Beberapa waktu lalu dalam kunjungan dinas ke beberapa lokasi perkebunan tempat saya bekerja, saya sempat menyaksikan adanya seorang yang tertangkap tangan oleh petugas security perkebunan sedang mencuri latex di lokasi perkebunan dengan barang bukti 4 liter latex. Saya menyaksikan bagaimana orang tersebut diinterogasi oleh pihak aparat kepolisian, selanjutnya dilakukan penahanan dengan pertimbangan bukti-bukti sudah cukup. Tidak lama kemudian saya dapat kabar dari rekan, proses hukum sudah selesai, yang bersangkutan sudah divonis bersalah di pengadilan dengan sanksi 7 bulan penjara.
Kejadian tersebut sebenarnya tidaklah ada yang khusus buat saya, tentu semua pihak setuju kalau tindakan pidana itu tetaplah melanggar hukum dan setiap pelanggar hukum haruslah diberi sanksi dengan mempertimbangkan asas keadilan.
Pada perayaan HUT Kemerdekaan RI lalu, tidak sedikit masyarakat Indonesia yang shock dengan adanya adanya pemberian Grasi kepada beberapa terpidana korupsi, salah satunya adalah eks Bupati Kutai Kertanegara yang telah terbukti merugikan Negara sekitar Rp 93 miliar. Dengan alasan kemanusiaan, yang bersangkutan diijinkan menghirup udara segarmelalui selembar Surat Keputusan hukumannya berkurang dari 6 tahun menjadi 3 tahun dan langsung bebas!
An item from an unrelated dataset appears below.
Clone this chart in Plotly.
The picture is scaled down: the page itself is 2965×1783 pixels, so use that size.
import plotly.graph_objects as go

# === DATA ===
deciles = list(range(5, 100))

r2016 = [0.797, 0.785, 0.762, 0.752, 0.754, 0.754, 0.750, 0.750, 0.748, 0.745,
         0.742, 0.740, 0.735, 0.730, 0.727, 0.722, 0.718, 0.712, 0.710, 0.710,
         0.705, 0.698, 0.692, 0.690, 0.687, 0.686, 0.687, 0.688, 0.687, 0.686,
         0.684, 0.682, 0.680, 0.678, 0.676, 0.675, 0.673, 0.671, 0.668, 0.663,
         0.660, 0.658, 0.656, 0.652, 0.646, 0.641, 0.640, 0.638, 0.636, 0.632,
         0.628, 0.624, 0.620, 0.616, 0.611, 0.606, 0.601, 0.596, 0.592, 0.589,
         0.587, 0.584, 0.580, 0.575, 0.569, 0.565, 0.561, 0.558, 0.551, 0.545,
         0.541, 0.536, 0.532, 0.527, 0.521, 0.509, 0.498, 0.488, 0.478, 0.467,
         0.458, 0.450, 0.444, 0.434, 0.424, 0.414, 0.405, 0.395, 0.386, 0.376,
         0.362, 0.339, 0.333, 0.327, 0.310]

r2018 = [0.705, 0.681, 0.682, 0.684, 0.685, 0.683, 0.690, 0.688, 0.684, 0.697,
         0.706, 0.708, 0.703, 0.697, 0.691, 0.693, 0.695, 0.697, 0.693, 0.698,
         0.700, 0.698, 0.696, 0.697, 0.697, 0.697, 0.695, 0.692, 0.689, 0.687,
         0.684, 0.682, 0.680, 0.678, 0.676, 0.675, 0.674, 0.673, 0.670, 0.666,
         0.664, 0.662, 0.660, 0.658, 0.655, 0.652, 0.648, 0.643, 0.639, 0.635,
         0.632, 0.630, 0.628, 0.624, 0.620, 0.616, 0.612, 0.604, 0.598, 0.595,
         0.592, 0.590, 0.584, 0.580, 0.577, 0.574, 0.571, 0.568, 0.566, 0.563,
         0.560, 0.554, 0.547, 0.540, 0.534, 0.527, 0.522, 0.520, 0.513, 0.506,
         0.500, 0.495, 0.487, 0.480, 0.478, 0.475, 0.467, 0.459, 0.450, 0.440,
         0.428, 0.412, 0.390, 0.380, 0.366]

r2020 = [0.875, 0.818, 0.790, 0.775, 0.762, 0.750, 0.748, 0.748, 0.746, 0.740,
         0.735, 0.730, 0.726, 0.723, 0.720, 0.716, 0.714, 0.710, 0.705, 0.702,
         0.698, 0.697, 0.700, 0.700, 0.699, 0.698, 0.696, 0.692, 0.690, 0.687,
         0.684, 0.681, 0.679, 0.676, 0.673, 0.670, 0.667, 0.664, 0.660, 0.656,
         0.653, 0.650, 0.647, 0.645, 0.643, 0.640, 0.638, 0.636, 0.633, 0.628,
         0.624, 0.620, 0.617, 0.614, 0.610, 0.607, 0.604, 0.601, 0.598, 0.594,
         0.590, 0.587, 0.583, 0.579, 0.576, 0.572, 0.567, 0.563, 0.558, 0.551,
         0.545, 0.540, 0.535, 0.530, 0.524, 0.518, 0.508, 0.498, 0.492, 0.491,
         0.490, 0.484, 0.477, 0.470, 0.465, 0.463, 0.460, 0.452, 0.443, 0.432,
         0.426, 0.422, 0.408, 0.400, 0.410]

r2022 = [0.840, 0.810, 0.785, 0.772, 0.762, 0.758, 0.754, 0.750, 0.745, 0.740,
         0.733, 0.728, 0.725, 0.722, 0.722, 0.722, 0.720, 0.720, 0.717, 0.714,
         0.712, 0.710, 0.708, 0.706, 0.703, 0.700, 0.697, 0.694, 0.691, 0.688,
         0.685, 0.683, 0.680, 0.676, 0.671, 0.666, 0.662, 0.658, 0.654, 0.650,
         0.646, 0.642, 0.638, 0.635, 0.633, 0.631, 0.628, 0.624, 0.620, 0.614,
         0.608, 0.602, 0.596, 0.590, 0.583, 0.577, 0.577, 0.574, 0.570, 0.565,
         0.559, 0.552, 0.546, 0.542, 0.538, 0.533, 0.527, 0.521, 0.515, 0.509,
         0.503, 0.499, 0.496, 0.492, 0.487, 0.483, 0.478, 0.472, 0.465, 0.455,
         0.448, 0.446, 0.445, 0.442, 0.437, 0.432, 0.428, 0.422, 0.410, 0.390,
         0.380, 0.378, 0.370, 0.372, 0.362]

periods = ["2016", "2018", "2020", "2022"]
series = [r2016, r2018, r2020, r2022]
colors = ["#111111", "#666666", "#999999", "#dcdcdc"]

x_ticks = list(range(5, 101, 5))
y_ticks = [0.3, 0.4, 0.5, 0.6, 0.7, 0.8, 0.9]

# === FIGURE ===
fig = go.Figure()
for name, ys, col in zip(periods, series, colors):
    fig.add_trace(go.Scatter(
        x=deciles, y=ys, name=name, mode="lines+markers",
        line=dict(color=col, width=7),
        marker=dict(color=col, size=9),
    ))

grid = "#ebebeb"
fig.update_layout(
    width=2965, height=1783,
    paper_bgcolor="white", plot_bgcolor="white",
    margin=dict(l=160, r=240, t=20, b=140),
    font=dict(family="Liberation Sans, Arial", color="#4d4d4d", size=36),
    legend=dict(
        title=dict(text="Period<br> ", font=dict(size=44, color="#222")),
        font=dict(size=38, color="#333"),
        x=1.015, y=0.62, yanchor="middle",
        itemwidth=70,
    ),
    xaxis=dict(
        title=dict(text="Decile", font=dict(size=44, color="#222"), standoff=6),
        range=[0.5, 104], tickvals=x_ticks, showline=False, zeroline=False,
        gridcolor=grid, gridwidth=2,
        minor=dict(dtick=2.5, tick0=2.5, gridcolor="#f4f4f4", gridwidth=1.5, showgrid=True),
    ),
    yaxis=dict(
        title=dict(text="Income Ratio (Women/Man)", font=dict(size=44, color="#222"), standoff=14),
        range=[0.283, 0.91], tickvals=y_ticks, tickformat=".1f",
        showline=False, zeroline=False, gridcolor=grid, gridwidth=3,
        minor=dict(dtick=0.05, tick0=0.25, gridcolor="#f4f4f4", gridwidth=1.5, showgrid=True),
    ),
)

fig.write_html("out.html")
Mengkuti berita pemberian grasi yang kontroversial ini, ingatan saya kembali ke peristiwa terdahulu. Tanpa ingin memperdebatkan aspek legalitas atas semua proses tersebut. Namun satu yang pasti, dengan kejadian-kejadian tersebut, jelas-jelas tidak ada lagi prinsip keadilan tersebut. Bagaimana seorang maling kelas teri akan meringkuk di ruang tahanan menjalani masa hukumannya demi sebuah “keadilan”, disaat yang lain, seorang koruptor yang telah merugikan Negara dengan jumlah yang sangat fanastis, ternyata sering “cuti” dari masa tahannya keluar dengan 1001 alasan. Ditambah lagi dengan fasilitas yang mereka nikmati di LP. Sungguh sangat tidak adil. Eks Bupati Kutai Kertanegara hanya salah satu contoh. Ada banyak kasus lain yang tidak mencuat ke publik. Sehingga sempat muncul pameo bahwa yang menikmati HUT Kemerdekaan RI lalu adalah para Koruptor. Cahaya keadilan itu sudah semakin redup dan sepertinya akan padam. Satu hal yang cukup menggelikan yakni bagaimana para pejabat pemerintah terkait membela keputusan ini dengan berbagai dalih pembenaran dan tanpa rasa malu bicara demi keadilan.